= Supplied information =
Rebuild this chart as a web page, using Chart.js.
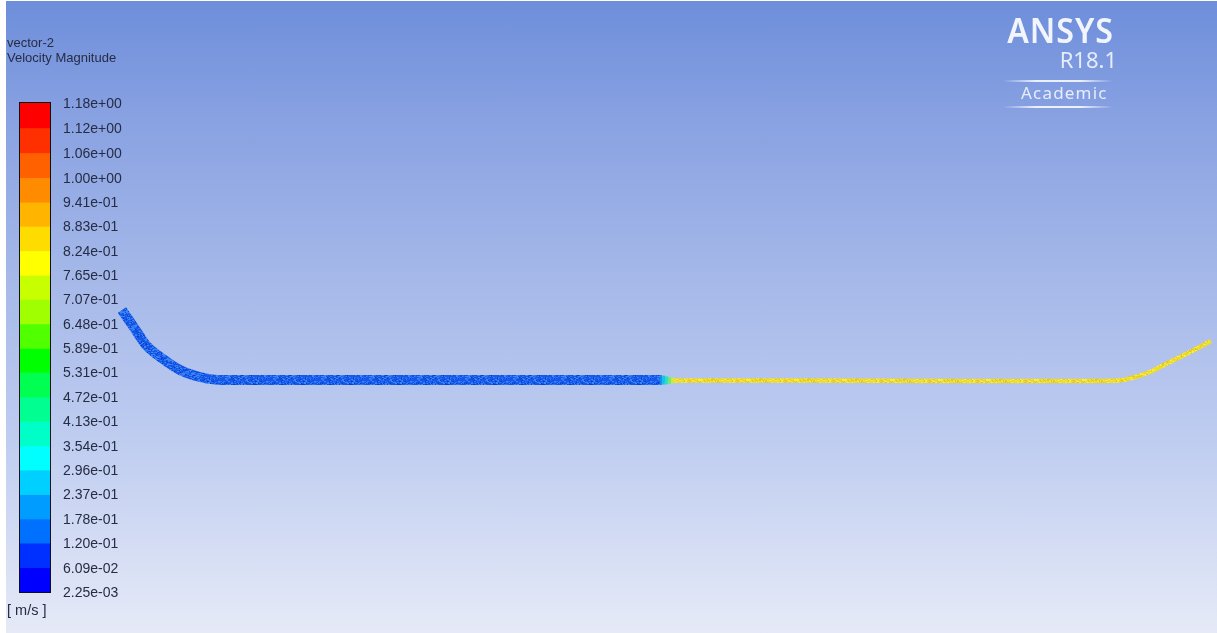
<!DOCTYPE html>
<html><head><meta charset="utf-8">
<style>
html,body{margin:0;padding:0;width:1217px;height:633px;overflow:hidden;background:#fff}
#bg{position:absolute;left:6px;top:1px;width:1211px;height:632px;background:linear-gradient(180deg,#6e8edb 0%,#8aa3e2 20%,#a6b9e9 45%,#bfcdf0 70%,#e6eaf7 100%)}
canvas{position:absolute}
#flowWrap{position:absolute;left:0;top:0;width:1217px;height:633px}
#barWrap{position:absolute;left:0;top:80px;width:140px;height:536px}
.t{position:absolute;font-family:"Liberation Sans",Arial,sans-serif;color:#262c44;white-space:nowrap}
.logo{position:absolute;font-family:"Noto Sans",sans-serif;color:#f2f5fd;white-space:nowrap}
.rule{position:absolute;left:1003px;width:110px;height:2px;background:linear-gradient(90deg,rgba(255,255,255,0),rgba(255,255,255,.85) 30%,rgba(255,255,255,.85) 70%,rgba(255,255,255,0))}
</style>
<script src="https://cdn.jsdelivr.net/npm/chart.js@4"></script>
</head><body>
<div id="bg"></div>
<div id="flowWrap"><canvas id="flow" width="1217" height="633"></canvas></div>
<div id="barWrap"><canvas id="bar" width="140" height="536"></canvas></div>
<div class="t" style="left:7px;top:35px;font-size:13px;line-height:15px">vector-2<br>Velocity Magnitude</div>
<div class="t" style="left:7px;top:602px;font-size:14.5px;line-height:16px">[ m/s ]</div>
<div class="logo" style="right:103px;top:8px;font-size:35px;line-height:44px;font-weight:600;letter-spacing:1px;transform:scaleX(.92);transform-origin:right center">ANSYS</div>
<div class="logo" style="right:100px;top:46px;font-size:22px;line-height:26px;opacity:.9">R18.1</div>
<div class="rule" style="top:80px"></div>
<div class="logo" style="left:1021px;top:80px;font-size:17px;line-height:26px;opacity:.9;letter-spacing:1.2px">Academic</div>
<div class="rule" style="top:106px"></div>
<script>
// Colour bar: level values, top to bottom
const levelLabels = ["1.18e+00","1.12e+00","1.06e+00","1.00e+00","9.41e-01","8.83e-01","8.24e-01","7.65e-01","7.07e-01","6.48e-01","5.89e-01","5.31e-01","4.72e-01","4.13e-01","3.54e-01","2.96e-01","2.37e-01","1.78e-01","1.20e-01","6.09e-02","2.25e-03"];
const levelValues = levelLabels.map(Number);
const bandColors = ["#ff0000","#ff3000","#ff6000","#ff8c00","#ffb400","#ffdc00","#ffff00","#c8ff00","#a0ff00","#50ff00","#00ff00","#00ff50","#00ff90","#00ffc8","#00ffff","#00d0ff","#009cff","#0070ff","#0030ff","#0000ff"];

// Vector paths
const upstreamX = [122,135,146,163,180,200,222,300,450,600,660];
const upstreamY = [310,329,345,359,370,377,380,380,380,380,380];
const transitionX = [656,659,662,665,668,671,674,677];
const transitionY = [380,380,380,380.2,380.4,380.5,380.5,380.5];
const transitionColors = ["#0c62f0","#0c90f0","#18bfe8","#30dcc0","#70e880","#c8e850","#e8dc30"];
const transitionWidths = [10,10,9,8,7,6,5];
const downstreamX = [674,800,950,1080,1118,1135,1150,1160,1190,1211];
const downstreamY = [380.5,380.5,381,381,380.5,377,372,367,352,341];

function speckle(base, tones, size, seed){
  const c=document.createElement('canvas');c.width=c.height=size;
  const g=c.getContext('2d');g.fillStyle=base;g.fillRect(0,0,size,size);
  let s=seed;
  for(let i=0;i<size*size*0.55;i++){
    s=(s*16807)%2147483647;const x=s%size;
    s=(s*16807)%2147483647;const y=s%size;
    s=(s*16807)%2147483647;g.fillStyle=tones[s%tones.length];
    g.fillRect(x,y,1+(s%2),1);
  }
  return g.createPattern(c,'repeat');
}
const blueTex = speckle('#1658ea',['#0c3cd0','#2a74f0','#1250e4','#3d86f2'],48,12345);
const yellowTex = speckle('#f0dc28',['#e6c418','#f8ec48','#dcc838','#eee028'],48,777);
const pts=(xs,ys)=>xs.map((x,i)=>({x,y:ys[i]}));

new Chart(document.getElementById('flow'),{
  type:'scatter',
  data:{datasets:[
    {data:pts(upstreamX,upstreamY),showLine:true,borderColor:blueTex,borderWidth:10,pointRadius:0,cubicInterpolationMode:'monotone',borderCapStyle:'butt'},
    {data:pts(downstreamX,downstreamY),showLine:true,borderColor:yellowTex,borderWidth:4.5,pointRadius:0,cubicInterpolationMode:'monotone',borderCapStyle:'butt'},
    {data:pts(transitionX,transitionY),showLine:true,borderWidth:6,pointRadius:0,borderColor:'#18cfe0',
      segment:{borderColor:c=>transitionColors[c.p0DataIndex],borderWidth:c=>transitionWidths[c.p0DataIndex]}}
  ]},
  options:{responsive:false,animation:false,
    layout:{padding:0},
    plugins:{legend:{display:false},tooltip:{enabled:false},title:{display:false}},
    scales:{x:{type:'linear',min:0,max:1217,display:false},y:{type:'linear',min:0,max:633,reverse:true,display:false}}
  }
});

const outline={id:'outline',afterDatasetsDraw(ch){
  const a=ch.chartArea,g=ch.ctx;g.save();g.strokeStyle='#101018';g.lineWidth=1;
  g.strokeRect(a.left-.5,a.top-.5,a.right-a.left+1,a.bottom-a.top+1);g.restore();
}};
new Chart(document.getElementById('bar'),{
  type:'bar',
  plugins:[outline],
  data:{labels:['v'],datasets:bandColors.map((col,i)=>({
    data:[[levelValues[i+1],levelValues[i]]],backgroundColor:col,borderWidth:0,
    barPercentage:1,categoryPercentage:1,grouped:false}))},
  options:{responsive:false,animation:false,
    layout:{padding:{left:20,right:0,top:23,bottom:24}},
    plugins:{legend:{display:false},tooltip:{enabled:false}},
    scales:{
      x:{display:false,stacked:false},
      y:{position:'right',min:levelValues[20],max:levelValues[0],
        border:{display:false},grid:{display:false,drawTicks:false},
        afterBuildTicks(ax){ax.ticks=levelValues.map(value=>({value}));},
        afterFit(ax){ax.width=90;},
        ticks:{autoSkip:false,padding:13,labelOffset:1,color:'#262c44',font:{family:'"Liberation Sans",Arial,sans-serif',size:14},
          callback:(v,i)=>levelLabels[i]}
      }
    }
  }
});
</script>
</body></html>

= Your goal =
Set the pictures aside and transcribe the data above exactly.

= Expected answer =
Rebuild this chart as a web page, using Chart.js.
<!DOCTYPE html>
<html><head><meta charset="utf-8">
<style>
html,body{margin:0;padding:0;width:1217px;height:633px;overflow:hidden;background:#fff}
#bg{position:absolute;left:6px;top:1px;width:1211px;height:632px;background:linear-gradient(180deg,#6e8edb 0%,#8aa3e2 20%,#a6b9e9 45%,#bfcdf0 70%,#e6eaf7 100%)}
canvas{position:absolute}
#flowWrap{position:absolute;left:0;top:0;width:1217px;height:633px}
#barWrap{position:absolute;left:0;top:80px;width:140px;height:536px}
.t{position:absolute;font-family:"Liberation Sans",Arial,sans-serif;color:#262c44;white-space:nowrap}
.logo{position:absolute;font-family:"Noto Sans",sans-serif;color:#f2f5fd;white-space:nowrap}
.rule{position:absolute;left:1003px;width:110px;height:2px;background:linear-gradient(90deg,rgba(255,255,255,0),rgba(255,255,255,.85) 30%,rgba(255,255,255,.85) 70%,rgba(255,255,255,0))}
</style>
<script src="https://cdn.jsdelivr.net/npm/chart.js@4"></script>
</head><body>
<div id="bg"></div>
<div id="flowWrap"><canvas id="flow" width="1217" height="633"></canvas></div>
<div id="barWrap"><canvas id="bar" width="140" height="536"></canvas></div>
<div class="t" style="left:7px;top:35px;font-size:13px;line-height:15px">vector-2<br>Velocity Magnitude</div>
<div class="t" style="left:7px;top:602px;font-size:14.5px;line-height:16px">[ m/s ]</div>
<div class="logo" style="right:103px;top:8px;font-size:35px;line-height:44px;font-weight:600;letter-spacing:1px;transform:scaleX(.92);transform-origin:right center">ANSYS</div>
<div class="logo" style="right:100px;top:46px;font-size:22px;line-height:26px;opacity:.9">R18.1</div>
<div class="rule" style="top:80px"></div>
<div class="logo" style="left:1021px;top:80px;font-size:17px;line-height:26px;opacity:.9;letter-spacing:1.2px">Academic</div>
<div class="rule" style="top:106px"></div>
<script>
// Colour bar: level values, top to bottom
const levelLabels = ["1.18e+00","1.12e+00","1.06e+00","1.00e+00","9.41e-01","8.83e-01","8.24e-01","7.65e-01","7.07e-01","6.48e-01","5.89e-01","5.31e-01","4.72e-01","4.13e-01","3.54e-01","2.96e-01","2.37e-01","1.78e-01","1.20e-01","6.09e-02","2.25e-03"];
const levelValues = levelLabels.map(Number);
const bandColors = ["#ff0000","#ff3000","#ff6000","#ff8c00","#ffb400","#ffdc00","#ffff00","#c8ff00","#a0ff00","#50ff00","#00ff00","#00ff50","#00ff90","#00ffc8","#00ffff","#00d0ff","#009cff","#0070ff","#0030ff","#0000ff"];

// Vector paths
const upstreamX = [122,135,146,163,180,200,222,300,450,600,660];
const upstreamY = [310,329,345,359,370,377,380,380,380,380,380];
const transitionX = [656,659,662,665,668,671,674,677];
const transitionY = [380,380,380,380.2,380.4,380.5,380.5,380.5];
const transitionColors = ["#0c62f0","#0c90f0","#18bfe8","#30dcc0","#70e880","#c8e850","#e8dc30"];
const transitionWidths = [10,10,9,8,7,6,5];
const downstreamX = [674,800,950,1080,1118,1135,1150,1160,1190,1211];
const downstreamY = [380.5,380.5,381,381,380.5,377,372,367,352,341];

function speckle(base, tones, size, seed){
  const c=document.createElement('canvas');c.width=c.height=size;
  const g=c.getContext('2d');g.fillStyle=base;g.fillRect(0,0,size,size);
  let s=seed;
  for(let i=0;i<size*size*0.55;i++){
    s=(s*16807)%2147483647;const x=s%size;
    s=(s*16807)%2147483647;const y=s%size;
    s=(s*16807)%2147483647;g.fillStyle=tones[s%tones.length];
    g.fillRect(x,y,1+(s%2),1);
  }
  return g.createPattern(c,'repeat');
}
const blueTex = speckle('#1658ea',['#0c3cd0','#2a74f0','#1250e4','#3d86f2'],48,12345);
const yellowTex = speckle('#f0dc28',['#e6c418','#f8ec48','#dcc838','#eee028'],48,777);
const pts=(xs,ys)=>xs.map((x,i)=>({x,y:ys[i]}));

new Chart(document.getElementById('flow'),{
  type:'scatter',
  data:{datasets:[
    {data:pts(upstreamX,upstreamY),showLine:true,borderColor:blueTex,borderWidth:10,pointRadius:0,cubicInterpolationMode:'monotone',borderCapStyle:'butt'},
    {data:pts(downstreamX,downstreamY),showLine:true,borderColor:yellowTex,borderWidth:4.5,pointRadius:0,cubicInterpolationMode:'monotone',borderCapStyle:'butt'},
    {data:pts(transitionX,transitionY),showLine:true,borderWidth:6,pointRadius:0,borderColor:'#18cfe0',
      segment:{borderColor:c=>transitionColors[c.p0DataIndex],borderWidth:c=>transitionWidths[c.p0DataIndex]}}
  ]},
  options:{responsive:false,animation:false,
    layout:{padding:0},
    plugins:{legend:{display:false},tooltip:{enabled:false},title:{display:false}},
    scales:{x:{type:'linear',min:0,max:1217,display:false},y:{type:'linear',min:0,max:633,reverse:true,display:false}}
  }
});

const outline={id:'outline',afterDatasetsDraw(ch){
  const a=ch.chartArea,g=ch.ctx;g.save();g.strokeStyle='#101018';g.lineWidth=1;
  g.strokeRect(a.left-.5,a.top-.5,a.right-a.left+1,a.bottom-a.top+1);g.restore();
}};
new Chart(document.getElementById('bar'),{
  type:'bar',
  plugins:[outline],
  data:{labels:['v'],datasets:bandColors.map((col,i)=>({
    data:[[levelValues[i+1],levelValues[i]]],backgroundColor:col,borderWidth:0,
    barPercentage:1,categoryPercentage:1,grouped:false}))},
  options:{responsive:false,animation:false,
    layout:{padding:{left:20,right:0,top:23,bottom:24}},
    plugins:{legend:{display:false},tooltip:{enabled:false}},
    scales:{
      x:{display:false,stacked:false},
      y:{position:'right',min:levelValues[20],max:levelValues[0],
        border:{display:false},grid:{display:false,drawTicks:false},
        afterBuildTicks(ax){ax.ticks=levelValues.map(value=>({value}));},
        afterFit(ax){ax.width=90;},
        ticks:{autoSkip:false,padding:13,labelOffset:1,color:'#262c44',font:{family:'"Liberation Sans",Arial,sans-serif',size:14},
          callback:(v,i)=>levelLabels[i]}
      }
    }
  }
});
</script>
</body></html>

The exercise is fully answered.